Non seule­ment par les pou­voirs publics, mais aus­si par la popu­la­tion elle-même. L’effet « cela ne me concerne pas » a fait des dégâts consi­dé­rables et a per­mis à M. Macron d’appliquer une des poli­tiques les plus dures pour les plus faibles que nous ayons connus dans ce pays. Sans que la rue n’exerce réel­le­ment son pouvoir.

Le 5 décembre : une fina­li­té ou un nou­veau départ ?

Pour l’instant, toutes les manœuvres pour divi­ser ou étouf­fer les expres­sions du mécon­ten­te­ment ont fait long feu.

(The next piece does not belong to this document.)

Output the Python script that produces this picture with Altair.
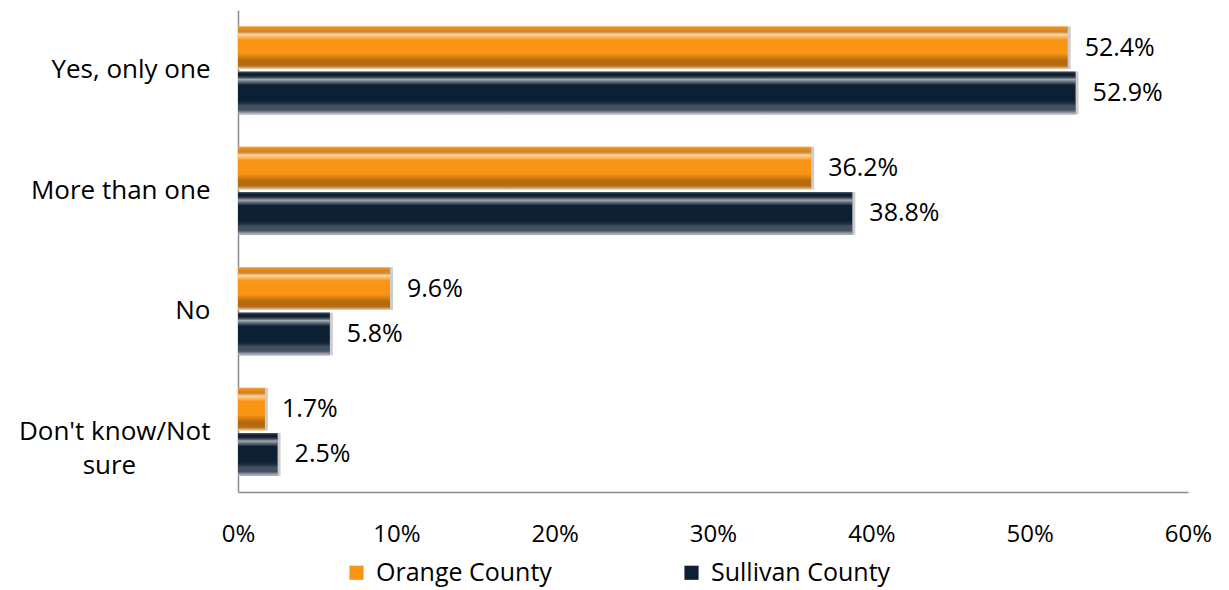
import altair as alt
import pandas as pd

categories = ["Yes, only one", "More than one", "No", "Don't know/Not sure"]
series = ["Orange County", "Sullivan County"]
orange_values = [52.4, 36.2, 9.6, 1.7]
sullivan_values = [52.9, 38.8, 5.8, 2.5]
series_colors = ["#FA9414", "#0D1F33"]
x_ticks = [0, 10, 20, 30, 40, 50, 60]

rows = []
for c, o, s in zip(categories, orange_values, sullivan_values):
    rows.append({"cat": c, "series": series[0], "value": o})
    rows.append({"cat": c, "series": series[1], "value": s})
df = pd.DataFrame(rows)
df["label"] = df["value"].map(lambda v: f"{v:.1f}%")

FONT = "Open Sans"
nb = "\u00a0"
zw = "\u200b"
label_expr = ('datum.value == "Don\'t know/Not sure" ? ["Don\'t know/Not", "sure'
              + nb * 11 + zw + '"] : datum.value')

x_enc = alt.X("value:Q", scale=alt.Scale(domain=[0, 60], nice=False),
              axis=alt.Axis(values=x_ticks, labelExpr="datum.value + '%'", title=None,
                            ticks=False, grid=False, domainColor="#8c8c8c", domainWidth=1.5,
                            labelFontSize=24, labelPadding=30, labelFont=FONT, labelColor="#000",
                            labelFlush=False))
y_enc = alt.Y("cat:N", sort=categories,
              scale=alt.Scale(paddingInner=0.27, paddingOuter=0.135),
              axis=alt.Axis(title=None, ticks=False, domainColor="#8c8c8c", domainWidth=1.5,
                            labelFontSize=26, labelPadding=28, labelFont=FONT, labelColor="#000",
                            labelExpr=label_expr, labelLineHeight=34, labelLimit=300))
yoff_enc = alt.YOffset("series:N", sort=series, scale=alt.Scale(paddingInner=0.05))

base = alt.Chart(df)

shadow = base.mark_bar(color="#000", opacity=0.2, xOffset=3, yOffset=5).encode(
    x=x_enc, y=y_enc, yOffset=yoff_enc)

bars = base.mark_bar().encode(
    x=x_enc, y=y_enc, yOffset=yoff_enc,
    color=alt.Color("series:N", sort=series,
                    scale=alt.Scale(domain=series, range=series_colors),
                    legend=alt.Legend(title=None, orient="none", direction="horizontal",
                                      legendX=106, legendY=550, symbolType="square",
                                      symbolSize=200, symbolStrokeWidth=0,
                                      labelFontSize=25, labelFont=FONT, labelColor="#000",
                                      labelLimit=400, columnPadding=127, labelOffset=7)))


def bevel_gradient(lower):
    return alt.Gradient(
        gradient="linear", x1=0, y1=0, x2=0, y2=1,
        stops=[
            alt.GradientStop(offset=0, color="rgba(255,255,255,0.35)"),
            alt.GradientStop(offset=0.07, color="rgba(0,0,0,0.05)"),
            alt.GradientStop(offset=0.19, color="rgba(255,255,255,0.62)"),
            alt.GradientStop(offset=0.32, color="rgba(255,255,255,0.0)"),
            alt.GradientStop(offset=0.64, color="rgba(0,0,0,0.0)"),
            alt.GradientStop(offset=0.8, color=lower),
            alt.GradientStop(offset=0.9, color=lower),
            alt.GradientStop(offset=1, color="rgba(255,255,255,0.75)"),
        ])


bevel_o = base.mark_bar(color=bevel_gradient("rgba(60,30,0,0.35)")).encode(
    x=x_enc, y=y_enc, yOffset=yoff_enc).transform_filter(alt.datum.series == series[0])
bevel_s = base.mark_bar(color=bevel_gradient("rgba(255,255,255,0.22)")).encode(
    x=x_enc, y=y_enc, yOffset=yoff_enc).transform_filter(alt.datum.series == series[1])

labels = base.mark_text(align="left", baseline="middle", dx=17, fontSize=25,
                        font=FONT, color="#000").encode(
    x=x_enc, y=y_enc, yOffset=yoff_enc, text="label:N")

chart = alt.layer(shadow, bars, bevel_o, bevel_s, labels).properties(
    width=950, height=482,
    autosize=alt.AutoSizeParams(type="none"),
    padding={"left": 238, "top": 10, "right": 41, "bottom": 98},
    background="white",
).configure_view(stroke=None)

chart.save("out.html", embed_options={"renderer": "svg", "actions": False})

Mais qu’en est-il de l’adhésion popu­laire à ces appels dis­pa­rates pour la jour­née du 5 décembre ?

Reve­nons à une vielle notion, jamais démen­tie : tout est ques­tion de rap­port de force. Les bonnes paroles et bonnes pro­po­si­tions ne prennent de la cré­di­bi­li­té que quand elles sont por­tées par un nombre impor­tant de per­sonnes. Cha­cun sait éga­le­ment qu’il ne suf­fit pas d’une injus­tice pour arri­ver à une expres­sion forte et signi­fi­ca­tive du rap­port de force.

C’est bien l’espoir de chan­ger les choses, de sou­te­nir des pro­po­si­tions en mesure d’imposer une autre poli­tique qui est le ciment des grandes mobilisations.

La désas­treuse divi­sion des syn­di­cats n’aident évi­dem­ment pas à atteindre cet objec­tif. Comme l’absence d’alternative pos­sible sur le plan politique.

Mais là aus­si, les expé­riences du pas­sé sont expli­cites : un mou­ve­ment popu­laire d’envergure ne vient pas d’un appel d’en-haut ; mais un mou­ve­ment popu­laire d’envergure peut impo­ser l’unité aux syn­di­cats et peut géné­rer l’apparition d’alternatives poli­tique en mesure de prendre le pouvoir.

C’est en cela qu’il fau­dra mesu­rer la matu­ri­té poli­tique des Fran­çais le 5 décembre pro­chain. Cela peut être un chant du cygne mais aus­si le début de la fin d’une ère poli­tique que M. Maca­ron pour­rait clore : celle des effroyables effets de la poli­tique néo­li­bé­rale et du règne des « Chi­ca­go Boys » et des gou­ver­ne­ments qui leur sont inféodés.